Fulton Market Owners Fight City Hall Plan For Landmark District
CHICAGO (CBS) — Business owners in the city’s trendy Fulton Market area were urging the Emanuel administration to drop plans to designate the district as a city landmark, and turn the wholesale market into a tourist-oriented farmers market like Pike Place in Seattle.
“It’s literally like comparing apples to sides of beef. Pike’s Place market was a retail farmers market for decades before it received its historic designation,” said Melissa Otte, a board member of the Randolph/Fulton Market Association. “What we have here in Chicago, on the Fulton Street and on Randolph, is a concentration of wholesale food operators and manufacturers who are here because we are close to downtown, and major expressways.”
Otte and her fellow merchants want Ald. Walter Burnett (27th) and Mayor Rahm Emanuel to withdraw the proposed landmark designation for the Fulton-Randolph Market District.

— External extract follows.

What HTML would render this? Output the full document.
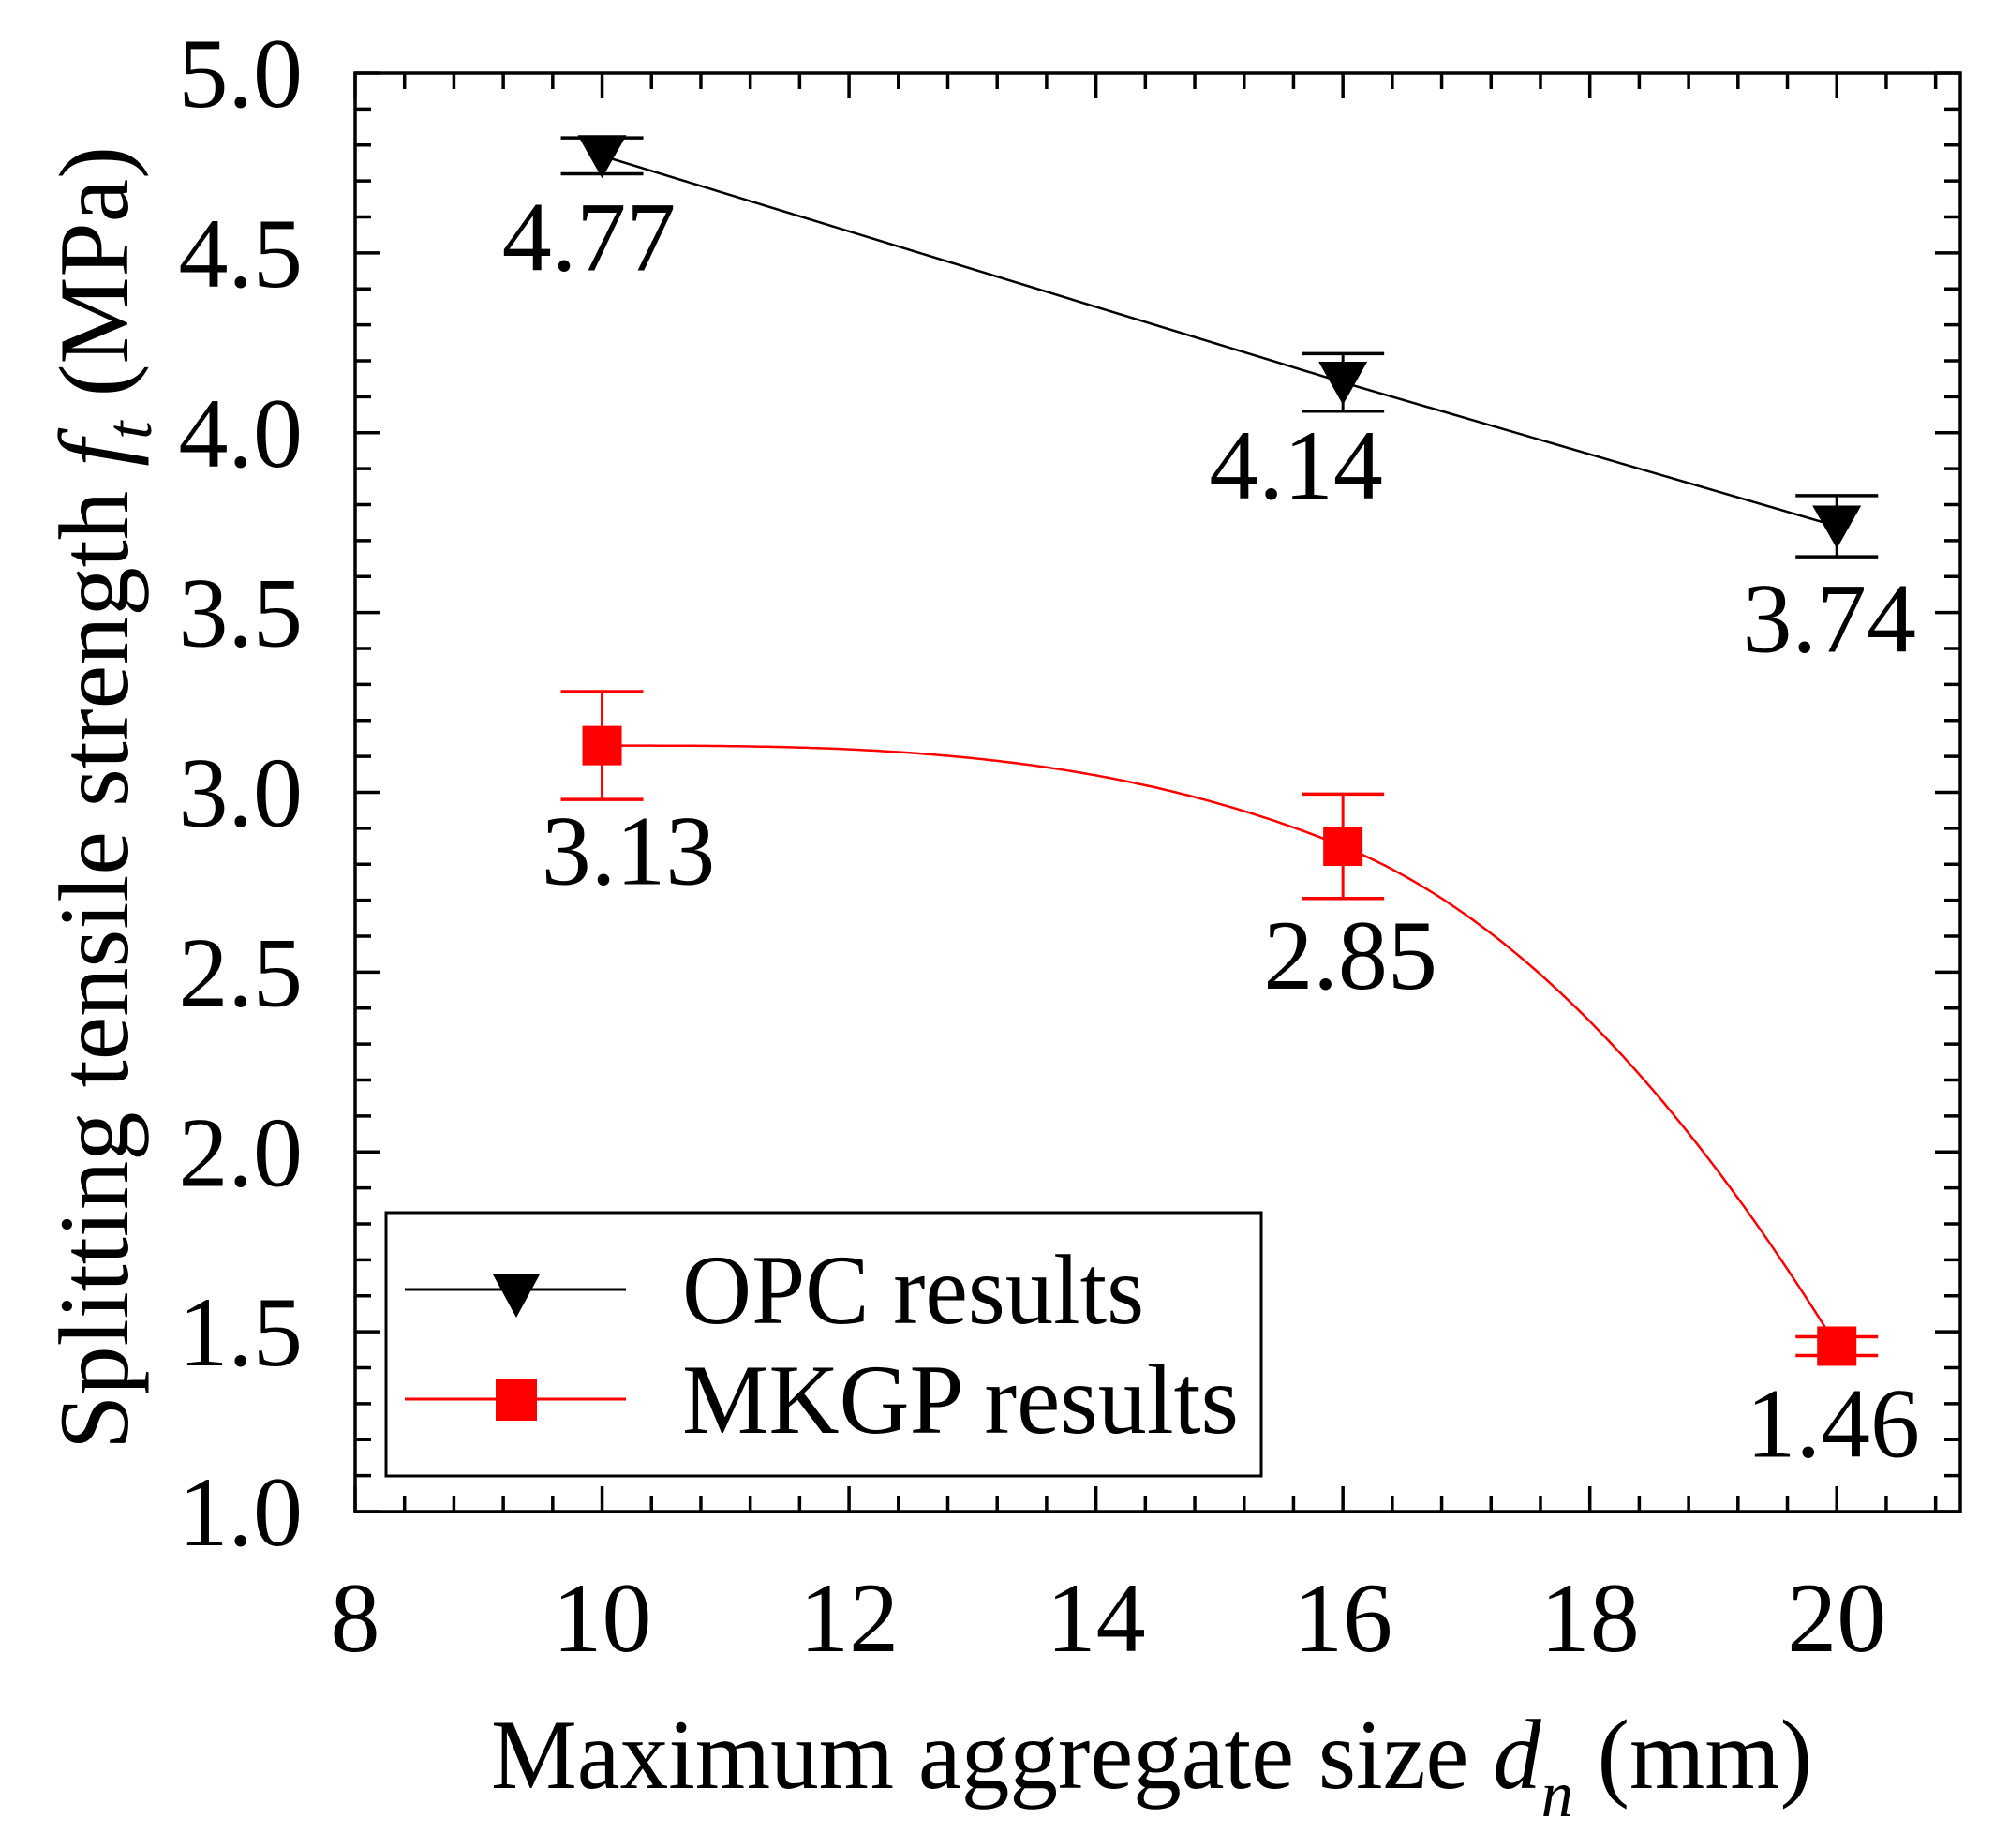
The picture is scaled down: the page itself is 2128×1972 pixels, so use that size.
<!DOCTYPE html>
<html><head><meta charset="utf-8"><style>
html,body{margin:0;padding:0;background:#fff;}
svg{display:block;}
text{font-family:"Liberation Serif",serif;fill:#000;}
</style></head><body>
<svg id="chart" width="2128" height="1972" viewBox="0 0 2128 1972" xmlns="http://www.w3.org/2000/svg">
<g id="ticks"></g>
<g id="labels"></g>
<g id="series"></g>
<rect x="379" y="78" width="1713" height="1535" fill="none" stroke="#000" stroke-width="3.5"/>
<text x="524" y="1908" font-size="106" textLength="1410" lengthAdjust="spacingAndGlyphs">Maximum aggregate size <tspan font-style="italic">d</tspan><tspan font-style="italic" font-size="70" dy="30">n</tspan><tspan dy="-30"> (mm)</tspan></text>
<text transform="translate(136,1547) rotate(-90)" x="0" y="0" font-size="106" textLength="1391" lengthAdjust="spacingAndGlyphs">Splitting tensile strength <tspan font-style="italic">f</tspan><tspan font-style="italic" font-size="70" dy="25">t</tspan><tspan dy="-25"> (MPa)</tspan></text>
<g>
<rect x="412" y="1294" width="934" height="281" fill="#fff" stroke="#000" stroke-width="3"/>
<g>
<line x1="432" y1="1376" x2="668" y2="1376" stroke="#000" stroke-width="3"/>
<polygon points="526,1360 576,1360 551,1406" fill="#000"/>
<text x="728" y="1412" font-size="106" textLength="493" lengthAdjust="spacingAndGlyphs">OPC results</text>
</g>
<g>
<line x1="432" y1="1493" x2="668" y2="1493" stroke="#f00" stroke-width="3"/>
<rect x="529" y="1472" width="44" height="44" fill="#f00"/>
<text x="728" y="1529" font-size="106" textLength="594" lengthAdjust="spacingAndGlyphs">MKGP results</text>
</g>
</g>
</svg>
<script>
const sizes = [10, 16, 20];
const opcValues = [4.77, 4.14, 3.74];
const opcErrors = [0.05, 0.08, 0.085];
const mkgpValues = [3.13, 2.85, 1.46];
const mkgpErrors = [0.15, 0.145, 0.026];
const xTicks = [8, 10, 12, 14, 16, 18, 20];
const yTicks = [1.0, 1.5, 2.0, 2.5, 3.0, 3.5, 4.0, 4.5, 5.0];

const X0 = 379, X1 = 2092, Y0 = 1613, Y1 = 78;
const xMin = 8, xMax = 21, yMin = 1, yMax = 5;
function sx(v){ return X0 + (v - xMin) / (xMax - xMin) * (X1 - X0); }
function sy(v){ return Y0 - (v - yMin) / (yMax - yMin) * (Y0 - Y1); }
const NS = "http://www.w3.org/2000/svg";
function mk(tag, attrs, parent){
  const e = document.createElementNS(NS, tag);
  for (const k in attrs) e.setAttribute(k, attrs[k]);
  parent.appendChild(e);
  return e;
}
const ticksG = document.getElementById('ticks');
const labelsG = document.getElementById('labels');
const seriesG = document.getElementById('series');

for (let i = 0; i <= 32; i++) {
  const v = xMin + i * 0.4;
  if (v > xMax + 1e-6) break;
  const major = i % 5 === 0;
  const L = major ? 27 : 17;
  const x = sx(v);
  const t1 = mk('line', {x1:x, y1:Y0, x2:x, y2:Y0 - L, stroke:'#000', 'stroke-width':3.5}, ticksG);
  
  
  const t2 = mk('line', {x1:x, y1:Y1, x2:x, y2:Y1 + L, stroke:'#000', 'stroke-width':3.5}, ticksG);
  
  
}
for (let i = 0; i <= 40; i++) {
  const v = yMin + i * 0.1;
  const major = i % 5 === 0;
  const L = major ? 27 : 17;
  const y = sy(v);
  const t1 = mk('line', {x1:X0, y1:y, x2:X0 + L, y2:y, stroke:'#000', 'stroke-width':3.5}, ticksG);
  
  
  const t2 = mk('line', {x1:X1, y1:y, x2:X1 - L, y2:y, stroke:'#000', 'stroke-width':3.5}, ticksG);
  
  
}
xTicks.forEach(v => {
  const t = mk('text', {x:sx(v), y:1762, 'font-size':106, 'text-anchor':'middle'}, labelsG);
  t.textContent = String(v);
  
  
});
yTicks.forEach(v => {
  const t = mk('text', {x:323, y:sy(v) + 36, 'font-size':106, 'text-anchor':'end'}, labelsG);
  t.textContent = v.toFixed(1);
  
  
});

const opcPts = sizes.map((s, i) => sx(s) + ',' + sy(opcValues[i])).join(' ');
const opcLine = mk('polyline', {points:opcPts, fill:'none', stroke:'#000', 'stroke-width':2.5}, seriesG);



function hermiteCurve(xs, ys){
  const m = xs.map((x, i) => {
    if (i === 0) return 0;
    if (i === xs.length - 1) return (ys[i]-ys[i-1])/(xs[i]-xs[i-1]) * 1.6;
    const left = (ys[i]-ys[i-1])/(xs[i]-xs[i-1]);
    const c = (ys[i+1]-ys[i-1])/(xs[i+1]-xs[i-1]);
    // limit to avoid overshoot in the flat segment
    return Math.max(c, 3 * left);
  });
  return function(x){
    let j = 0;
    while (j < xs.length - 2 && x > xs[j+1]) j++;
    const hh = xs[j+1]-xs[j], t = (x - xs[j])/hh;
    const h00 = 2*t*t*t-3*t*t+1, h10 = t*t*t-2*t*t+t, h01 = -2*t*t*t+3*t*t, h11 = t*t*t-t*t;
    return h00*ys[j] + h10*hh*m[j] + h01*ys[j+1] + h11*hh*m[j+1];
  };
}
const f = hermiteCurve(sizes, mkgpValues);
let dstr = '';
const N = 200;
for (let i = 0; i <= N; i++) {
  const x = sizes[0] + (sizes[sizes.length-1] - sizes[0]) * i / N;
  dstr += (i ? 'L' : 'M') + sx(x).toFixed(1) + ',' + sy(f(x)).toFixed(1);
}
const mkLine = mk('path', {d:dstr, fill:'none', stroke:'#f00', 'stroke-width':2.5}, seriesG);



function errorBar(x, v, e, color, name){
  const g = mk('g', {}, seriesG);
  
  
  const cx = sx(x), yt = sy(v + e), yb = sy(v - e);
  mk('line', {x1:cx, y1:yt, x2:cx, y2:yb, stroke:color, 'stroke-width':3}, g);
  mk('line', {x1:cx-44, y1:yt, x2:cx+44, y2:yt, stroke:color, 'stroke-width':3.5}, g);
  mk('line', {x1:cx-44, y1:yb, x2:cx+44, y2:yb, stroke:color, 'stroke-width':3.5}, g);
}
const opcLabelDx = [-14, -50, -8];
const opcLabelDy = [122, 124, 134];
sizes.forEach((s, i) => {
  errorBar(s, opcValues[i], opcErrors[i], '#000', 'opc-error-bar');
  const cx = sx(s), cy = sy(opcValues[i]);
  const m = mk('polygon', {points:`${cx-26},${cy-22} ${cx+26},${cy-22} ${cx},${cy+24}`, fill:'#000'}, seriesG);
  
  
  const t = mk('text', {x:cx + opcLabelDx[i], y:cy + opcLabelDy[i], 'font-size':106, 'text-anchor':'middle'}, seriesG);
  t.textContent = opcValues[i].toFixed(2);
  
  
});
const mkLabelDx = [28, 8, -4];
const mkLabelDy = [148, 152, 118];
sizes.forEach((s, i) => {
  errorBar(s, mkgpValues[i], mkgpErrors[i], '#f00', 'mkgp-error-bar');
  const cx = sx(s), cy = sy(mkgpValues[i]);
  const m = mk('rect', {x:cx-21, y:cy-21, width:42, height:42, fill:'#f00'}, seriesG);
  
  
  const t = mk('text', {x:cx + mkLabelDx[i], y:cy + mkLabelDy[i], 'font-size':106, 'text-anchor':'middle'}, seriesG);
  t.textContent = mkgpValues[i].toFixed(2);
  
  
});
</script>
</body></html>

Business owners said the landmark designation is unnecessary, and would make it more difficult for them to make repairs and renovations to their buildings. They said they already maintain their property, and would continue to do so without being designated as a landmark district.
Landmark status would prevent demolition of the 125 designated buildings within the proposed district, and would require property owners to get permission from the Commission on Chicago Landmarks to make virtually any changes.
Otte said the merchants want the freedom to run their markets as they wish, upgrade their facilities, or sell to new owners – all without interference from City Hall.
“This proposed historic district is a threat to business owners and property owners alike in the area. The vast majority of us simply desire to continue to operate our businesses in the community that we’ve helped create,” she said.
At least 50 business owners in the proposed landmark district have joined together to fight the Emanuel administration’s plans to turn the wholesale meat market into Chicago’s version of the Pike Place farmers market in Seattle.
“We operate in large quantities. We’re moving thousands of pounds. There’s real safety concerns. We’re operating fork lifts; and having people walking by, looking at the architecture, is frankly a little dangerous,” Otte said.
Otte, whose family owns Maloney Cunningham & DeVic – a wholesale food distributor specializing in eggs, butter, and cheese – said the Randolph/Fulton merchants have enough customers without needing to bring in tourists.